Yang aku miliki hanyalah semangat dari sahabat seperjuangan yang tiada letih menyediakan pundak kesabaran untukku bersandar. Kini mereka bukan sekadar sahabat, melainkan saudara. Hanya mereka yang aku miliki di sini. Ya, di sini, di tanah yang telah mengajarkanku arti kehidupan. Arti persahabatan, arti persaudaraan. Kini, aku bukan lagi si pemurung, bukan lagi si penyendiri, bukan lagi remaja yang hanya mengurung diri di dalam rumah, dan  hanya bisa iri melihat kawan-kawan sebaya yang sibuk dengan masa remajanya. Bersenang-senang, ke twenty one, ke Mall, jalan-jalan atau sekadar makan bersama pasangan mereka (wal ‘iyaadzubillaah).
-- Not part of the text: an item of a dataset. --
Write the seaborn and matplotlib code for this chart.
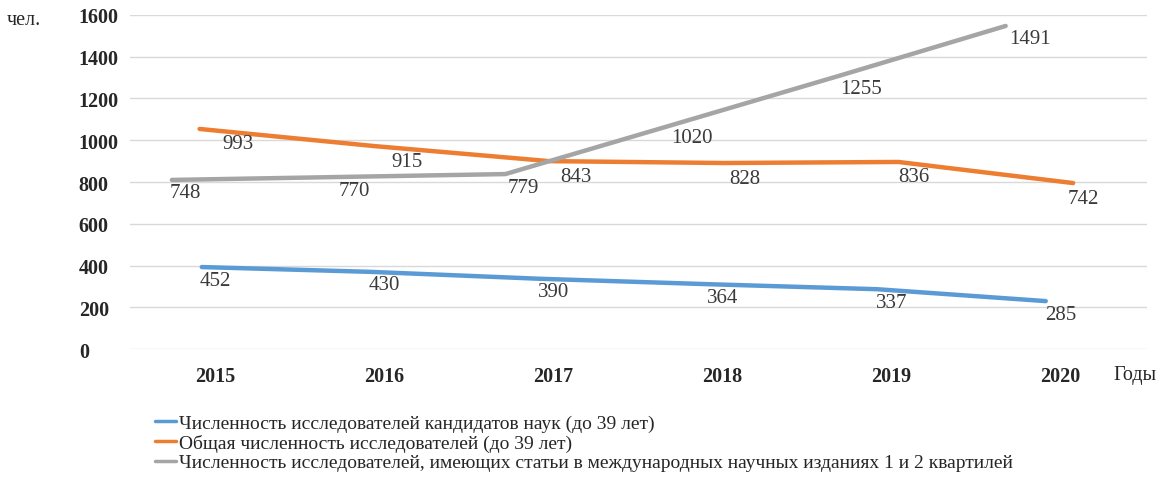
import pandas as pd
import matplotlib.pyplot as plt
import numpy as np
import seaborn as sns

years = ['2015', '2016', '2017', '2018', '2019', '2020']
series = ['Численность исследователей кандидатов наук (до 39 лет)',
          'Общая численность исследователей (до 39 лет)',
          'Численность исследователей, имеющих статьи в международных научных изданиях 1 и 2 квартилей']

# heights of the lines as they are drawn in the picture
cand_line = [393, 370, 337, 311, 287, 230]
total_line = [1054, 972, 900, 891, 896, 795]
pub_line = [810, 824, 838, 1073, 1308, 1547]

# numbers printed next to the lines
cand_lab = [452, 430, 390, 364, 337, 285]
total_lab = [993, 915, 843, 828, 836, 742]
pub_lab = [748, 770, 779, 1020, 1255, 1491]

colors = ['#5B9BD5', '#ED7D31', '#A5A5A5']
# (x shift, x step) of each line in category units, label offset in pixels
x_shift = [-0.077, -0.09, -0.254]
x_step = [0.998, 1.033, 0.986]
lab_off = [(0, -13), (23, -15), (-30, -13)]

lines = [cand_line, total_line, pub_line]
labs = [cand_lab, total_lab, pub_lab]

rows = []
for s, name in enumerate(series):
    for i in range(len(years)):
        rows.append({'x': x_shift[s] + i * x_step[s], 'value': lines[s][i], 'series': name})
df = pd.DataFrame(rows)

sns.set_style('white')
plt.rcParams['font.family'] = ['Liberation Serif', 'DejaVu Serif']

fig = plt.figure(figsize=(11.63, 4.81), dpi=100)
ax = fig.add_axes([0.112, 0.272, 0.874, 0.695])

sns.lineplot(data=df, x='x', y='value', hue='series', hue_order=series,
             palette=colors, linewidth=3.2, ax=ax)

for s in range(3):
    for i in range(len(years)):
        ax.annotate(str(labs[s][i]), (i, lines[s][i]), xytext=lab_off[s],
                    textcoords='offset pixels', ha='center', va='center',
                    fontsize=15, color='#3a3a3a')

ax.set_xlim(-0.5, 5.51)
ax.set_ylim(0, 1600)
ax.set_yticks(np.arange(0, 1601, 200))
ax.set_xticks(range(len(years)))
ax.set_xticklabels(years, fontweight='bold', fontsize=14.5)
ax.set_yticklabels([str(v) for v in range(0, 1601, 200)], fontweight='bold', fontsize=14.5, ha='left')
ax.tick_params(axis='y', length=0, pad=37)
ax.tick_params(axis='x', length=0, pad=12)
ax.set_xlabel('')
ax.set_ylabel('')
ax.grid(axis='y', color='#d9d9d9', linewidth=1)
ax.set_axisbelow(True)
sns.despine(ax=ax, left=True, bottom=True)

fig.text(0.006, 0.958, 'чел.', fontsize=14.5, va='center', ha='left')
fig.text(0.957, 0.219, 'Годы', fontsize=14.5, va='center', ha='left')

sns.move_legend(ax, 'upper left', bbox_to_anchor=(0.133, 0.137), bbox_transform=fig.transFigure,
                title=None, frameon=False, fontsize=14, handlelength=1.1, handletextpad=0.15,
                labelspacing=0.1, borderaxespad=0, borderpad=0)
for h in ax.get_legend().get_lines():
    h.set_linewidth(2.5)

fig.savefig('out.png', dpi=100)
Ya, dulu aku  remaja yang hanya bisa melihat kebahagiaan mereka dari balik kaca jendela rumahku yang teramat sederhana.

Ibu tidak pernah mengajarkan pada anak-anaknya untuk berbelanja atau sekadar membeli sesuatu ke supermarket atau ke Mall. Maklumlah, kalau sampai sekarang masih merasa kaku saat menginjakkan kaki ke Mall. Hmmmmmmm... wong kutha tapi kok ndeso..  >,<
Sampai usia yang seperempat abad ini, serasa  ibu masih memperlakukanku sepertimana gadis kecilnya yang dulu. “Kalau air di Tengaran dingin, mandinya pakai air panas saja, jangan sering makan gorengan, jangan makan sambal (takutnya diare), jangan minum es (nanti pilek), minum susu minimal sekali sehari, pulang dari sekolah sempetin tidur siang”  Aku tahu, itu semua demi kebaikanku. Ibu hanya khawatir, ketika aku sakit di sini, ibu tidak ada di sampingku.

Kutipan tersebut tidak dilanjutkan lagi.